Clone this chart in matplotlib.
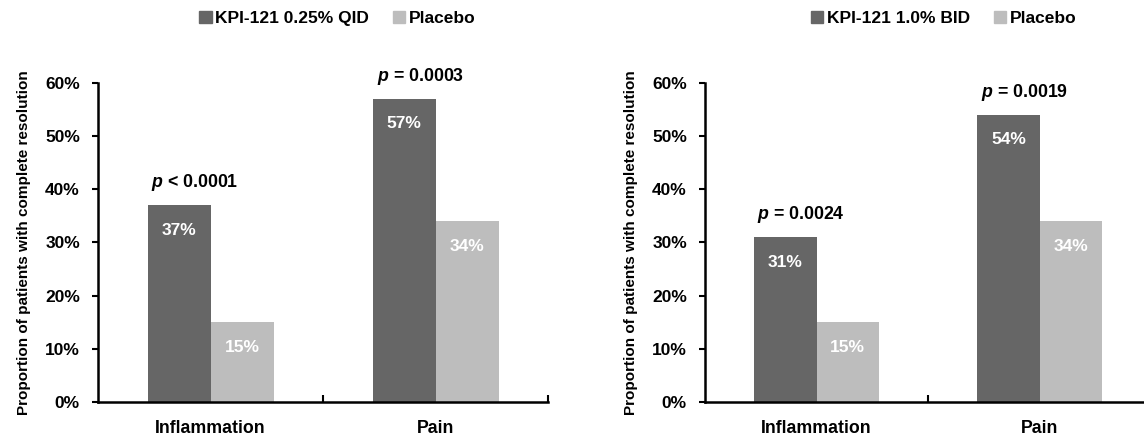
import matplotlib.pyplot as plt
from matplotlib.patches import Patch
from matplotlib.ticker import FuncFormatter, FixedLocator

categories = ['Inflammation', 'Pain']
left_drug = [37, 57]
left_placebo = [15, 34]
left_pvals = [r'$\mathit{p}$ < 0.0001', r'$\mathit{p}$ = 0.0003']
left_name = 'KPI-121 0.25% QID'
right_drug = [31, 54]
right_placebo = [15, 34]
right_pvals = [r'$\mathit{p}$ = 0.0024', r'$\mathit{p}$ = 0.0019']
right_name = 'KPI-121 1.0% BID'
yticks = [0, 10, 20, 30, 40, 50, 60]

DARK = '#666666'
LIGHT = '#bdbdbd'
plt.rcParams['font.family'] = ['Liberation Sans', 'DejaVu Sans']
plt.rcParams['font.weight'] = 'bold'
plt.rcParams['mathtext.fontset'] = 'custom'
plt.rcParams['mathtext.it'] = 'Liberation Sans:italic:bold'
plt.rcParams['mathtext.rm'] = 'Liberation Sans:bold'

fig = plt.figure(figsize=(11.44, 4.43), dpi=100)


def panel(rect, drug, placebo, pvals, name, legend_x):
    ax = fig.add_axes(rect)
    x = list(range(len(categories)))
    w = 0.28
    ax.bar([i - w / 2 for i in x], drug, w, color=DARK, linewidth=0)
    ax.bar([i + w / 2 for i in x], placebo, w, color=LIGHT, linewidth=0)
    for i in x:
        ax.text(i - w / 2, drug[i] - 4.7, f'{drug[i]}%', ha='center', va='center',
                color='white', fontsize=12.5, fontweight='bold')
        ax.text(i + w / 2, placebo[i] - 4.7, f'{placebo[i]}%', ha='center', va='center',
                color='white', fontsize=12.5, fontweight='bold')
        ax.text(i - w / 2 + 0.07, drug[i] + 4.2, pvals[i], ha='center', va='center',
                fontsize=12.8, fontweight='bold')
    ax.set_xlim(-0.5, 1.5)
    ax.set_ylim(0, 60)
    ax.set_yticks(yticks)
    ax.yaxis.set_major_formatter(FuncFormatter(lambda v, p: f'{v:.0f}%'))
    ax.set_xticks(x)
    ax.set_xticklabels(categories, fontsize=12.8, fontweight='bold')
    ax.xaxis.set_minor_locator(FixedLocator([0.5, 1.5]))
    ax.tick_params(axis='x', which='major', length=0, pad=13)
    ax.tick_params(axis='x', which='minor', direction='in', length=5, width=1.5)
    ax.tick_params(axis='y', direction='out', length=4, width=1.5, labelsize=12.5, pad=9)
    for s in ['top', 'right']:
        ax.spines[s].set_visible(False)
    for s in ['left', 'bottom']:
        ax.spines[s].set_linewidth(1.8)
    ax.set_ylabel('Proportion of patients with complete resolution', fontsize=11,
                  fontweight='bold', labelpad=10)
    handles = [Patch(color=DARK, label=name), Patch(color=LIGHT, label='Placebo')]
    fig.legend(handles=handles, loc='center', bbox_to_anchor=(legend_x, 0.958), ncol=2,
               frameon=False, fontsize=12.5, handlelength=0.7, handleheight=0.7,
               handletextpad=0.2, columnspacing=1.4)
    return ax


panel([0.0857, 0.0926, 0.3937, 0.72], left_drug, left_placebo, left_pvals, left_name, 0.295)
panel([0.6163, 0.0926, 0.39, 0.72], right_drug, right_placebo, right_pvals, right_name, 0.825)

fig.savefig('out.png', dpi=100)
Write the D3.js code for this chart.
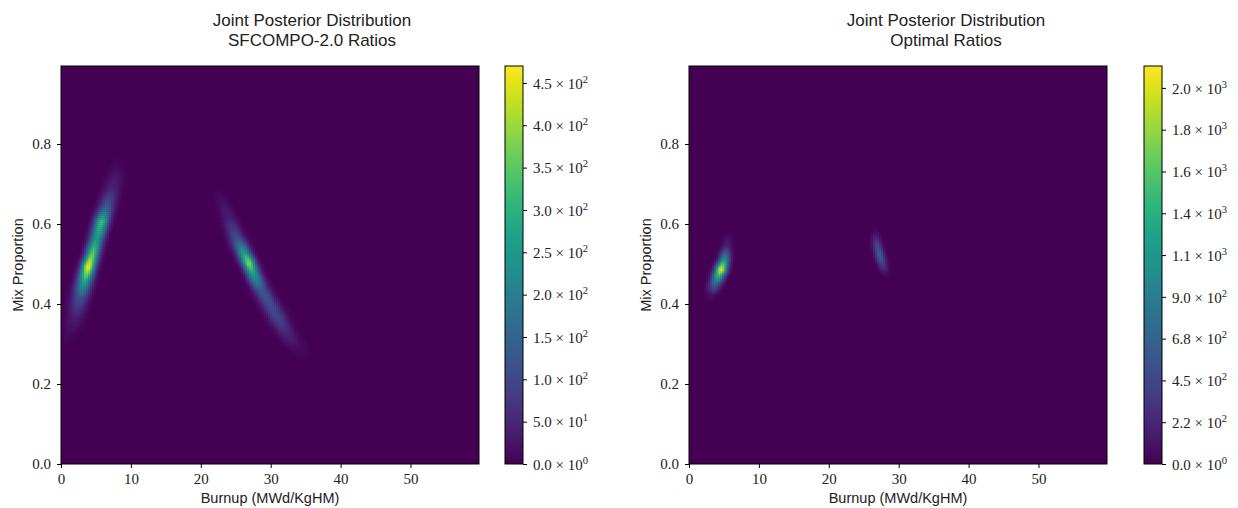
- - - - -
§ Directive
Only the lines from the start of the records to the one containing "yticks = [0, 10, 20, 30, 40, 50, 60]" should be repeated, exactly and with both ends kept; drop any pictures.

§ Complete response
Clone this chart in matplotlib.
import matplotlib.pyplot as plt
from matplotlib.patches import Patch
from matplotlib.ticker import FuncFormatter, FixedLocator

categories = ['Inflammation', 'Pain']
left_drug = [37, 57]
left_placebo = [15, 34]
left_pvals = [r'$\mathit{p}$ < 0.0001', r'$\mathit{p}$ = 0.0003']
left_name = 'KPI-121 0.25% QID'
right_drug = [31, 54]
right_placebo = [15, 34]
right_pvals = [r'$\mathit{p}$ = 0.0024', r'$\mathit{p}$ = 0.0019']
right_name = 'KPI-121 1.0% BID'
yticks = [0, 10, 20, 30, 40, 50, 60]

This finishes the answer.